Read This Before It’s Too Late: 2026 Tech Predictions That Could Wipe Out Most Startups

1/🧵 Here’s my prediction for the nearest future: at the next Apple conference, they’ll unveil an AI product that lets anyone create mini apps and widgets for iPhone.
2/ Not “AI inside Xcode”. I mean a true no-code or low-code builder baked into the ecosystem, where you assemble a micro-app from templates.
3/ And the moment that happens, part two begins: developer account bans and much harsher pressure across the App Store.
4/ Why? Because the store will get flooded with junk: clones, scams, endless copy-paste apps, fake subscriptions, spammy widgets. Apple will protect the storefront.
5/ At the same time, Apple will push the “approved path”: their generator, their rules, their commission, their analytics.
6/ Then it becomes a chain reaction across platforms: API access will get way harder.
7/ Things that are possible today via integrations (posting, automation, analytics, bulk actions) will be restricted, rate-limited, or moved behind special approvals.
8/ New standard will be: “If you want the API, prove why.” Longer reviews. More rejections. More KYC. More limitations on automation.
9/ And this won’t be just Apple. It’s a platform-wide shift: they don’t want to be infrastructure for other people’s automation businesses anymore.

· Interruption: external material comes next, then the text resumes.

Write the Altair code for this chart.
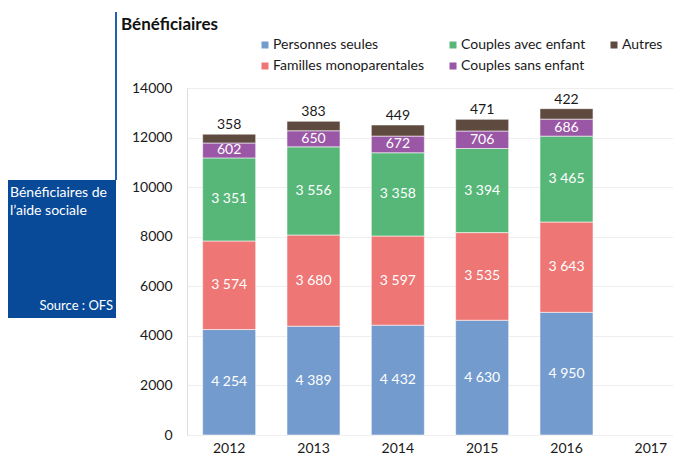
import altair as alt
import pandas as pd

years = ["2012", "2013", "2014", "2015", "2016", "2017"]
series = ["Personnes seules", "Familles monoparentales", "Couples avec enfant",
          "Couples sans enfant", "Autres"]
personnes_seules = [4254, 4389, 4432, 4630, 4950]
familles_mono = [3574, 3680, 3597, 3535, 3643]
couples_avec = [3351, 3556, 3358, 3394, 3465]
couples_sans = [602, 650, 672, 706, 686]
autres = [358, 383, 449, 471, 422]

legend_order = ["Personnes seules", "Couples avec enfant", "Autres",
                "Familles monoparentales", "Couples sans enfant"]
palette = {
    "Personnes seules": "#739bcd",
    "Familles monoparentales": "#ee7674",
    "Couples avec enfant": "#56b778",
    "Couples sans enfant": "#9a57a6",
    "Autres": "#5f4a3f",
}

rows = []
for i, (name, vals) in enumerate(zip(series, [personnes_seules, familles_mono, couples_avec,
                                              couples_sans, autres])):
    for yr, v in zip(years[:5], vals):
        rows.append({"year": yr, "series": name, "value": v, "order": i})
df = pd.DataFrame(rows)

FONT = "Lato"

x_enc = alt.X("year:N",
              scale=alt.Scale(domain=years, range=[0, 506], paddingInner=0.371, paddingOuter=0.1855),
              axis=alt.Axis(title=None, labelAngle=0, labelFontSize=14, labelColor="#1a1a1a",
                            labelFont=FONT, ticks=False, domain=False, labelPadding=6, grid=False))
y_scale = alt.Scale(domain=[0, 14000], nice=False)

bars = alt.Chart(df).mark_bar(stroke="white", strokeWidth=0.8, strokeOpacity=0.7).encode(
    x=x_enc,
    y=alt.Y("value:Q", stack="zero", scale=y_scale,
            axis=alt.Axis(title=None, values=list(range(0, 14001, 2000)), format="d",
                          labelFontSize=14, labelColor="#1a1a1a", labelFont=FONT,
                          ticks=False, domain=False, labelPadding=15,
                          gridColor="#eeeeee", gridWidth=1)),
    color=alt.Color("series:N",
                    scale=alt.Scale(domain=legend_order, range=[palette[s] for s in legend_order]),
                    legend=alt.Legend(orient="none", legendX=71, legendY=-50, columns=3,
                                      direction="horizontal", title=None, symbolType="square",
                                      symbolSize=49, symbolStrokeWidth=0, labelFontSize=14,
                                      labelFont=FONT, labelColor="#1a1a1a", columnPadding=21,
                                      rowPadding=7, labelOffset=1, padding=0)),
    order=alt.Order("order:Q", sort="ascending"),
)

inner = alt.Chart(df).transform_stack(
    stack="value", groupby=["year"], as_=["y0", "y1"], sort=[alt.SortField("order", "ascending")]
).transform_calculate(
    mid="(datum.y0 + datum.y1) / 2",
    label="replace(format(datum.value, ',d'), ',', ' ')",
).transform_filter("datum.series != 'Autres'").mark_text(
    color="white", fontSize=14, font=FONT
).encode(x=alt.X("year:N"), y=alt.Y("mid:Q", scale=y_scale), text="label:N")

top = alt.Chart(df).transform_joinaggregate(
    total="sum(value)", groupby=["year"]
).transform_filter("datum.series == 'Autres'").mark_text(
    color="#1a1a1a", fontSize=14, font=FONT, baseline="bottom", dy=-2
).encode(x=alt.X("year:N"), y=alt.Y("total:Q", scale=y_scale), text=alt.Text("value:Q", format="d"))

one = pd.DataFrame({"k": [0]})
box = alt.Chart(one).mark_rect(color="#084a98").encode(
    x=alt.value(-180), x2=alt.value(-71), y=alt.value(92), y2=alt.value(230))
vline = alt.Chart(one).mark_rule(color="#2160b0", strokeWidth=2).encode(
    x=alt.value(-71), y=alt.value(-76), y2=alt.value(92))

title = alt.Chart(pd.DataFrame({"t": ["Bénéficiaires"]})).mark_text(
    align="left", baseline="alphabetic", fontSize=17, fontWeight="bold", font=FONT, color="#111111"
).encode(x=alt.value(-66), y=alt.value(-58), text="t:N")

box_lines = pd.DataFrame({"t": ["Bénéficiaires de", "l’aide sociale"], "yy": [109, 127]})
box_text = alt.Chart(box_lines).mark_text(
    align="left", baseline="alphabetic", fontSize=14, font=FONT, color="white"
).encode(x=alt.value(-177), y=alt.Y("yy:Q", scale=None), text="t:N")

source = alt.Chart(pd.DataFrame({"t": ["Source : OFS"]})).mark_text(
    align="right", baseline="alphabetic", fontSize=13, font=FONT, color="white"
).encode(x=alt.value(-74), y=alt.value(222), text="t:N")

chart = alt.layer(bars, inner, top, box, vline, title, box_text, source).resolve_scale(
    y="shared"
).properties(
    width=486, height=347, autosize=alt.AutoSizeParams(type="none"),
    padding={"left": 179, "top": 80, "right": 0, "bottom": 20},
).configure_view(stroke=None).configure(background="white")

chart.save("out.html", embed_options={"renderer": "svg", "actions": False})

10/ All social networks will introduce stronger AI-content filters and “AI spam” detection. Not just for quality, but for control.
11/ Every platform will push its own built-in ad/post generator directly inside the app.
12/ And the rule will be simple: distribution goes to “their” tools.
13/ External AI-made content (made with third-party generators) will get cut: fewer impressions, weaker recommendations, more checks, more shadow-limiting.
14/ Because platforms want two things: (1) keep creators inside the app, (2) own the entire loop: create → launch → pay, without intermediaries.
15/ Result for B2C software: brutal democratization.
16/ If anyone can build a mini app or widget in 30 minutes, the value of hundreds of B2C apps drops to zero.
17/ That triggers a wave of bankruptcies across software companies, and maybe even mobile gaming studios, especially those living off performance marketing and thin margins.
18/ Because acquisition costs rise, organic reach becomes platform-controlled, and “product differentiation” becomes easy to copy.
19/ What happens to web and PC software? Honestly, I’m not sure. Different distribution, fewer single gatekeepers.
20/ But pressure will still grow: browsers, extensions, payments, data access, tracking, anti-bot, anti-scraping.
21/ B2B will always exist. But it’s going to get painfully hard.
22/ Companies will start building more solutions in-house because it’s simply cheaper with AI + automation.
23/ Especially for “simple” tools: reporting, integrations, lightweight CRM, internal bots, content pipelines.
24/ The B2B winners will be the ones who deliver: (1) hard infrastructure, (2) compliance and security, (3) deep integrations, (4) guaranteed outcomes, not just “a tool”.
25/ And yes: for the next couple of years, the real action will be in hardware.
26/ Because software gets commoditized, but hardware creates real moats: supply chain, industrial design, sensors, manufacturing, UX, unique data.
27/ The winners will connect: hardware + AI + distribution. Real products, not “another app”.
28/ If you’re building now, think how you survive in a world where platforms close up, APIs shrink, and AI commoditizes B2C.
29/ My conclusion: fewer wrappers, more real product. Fewer dependencies on platforms. More owned channels, owned data, and yes, hardware.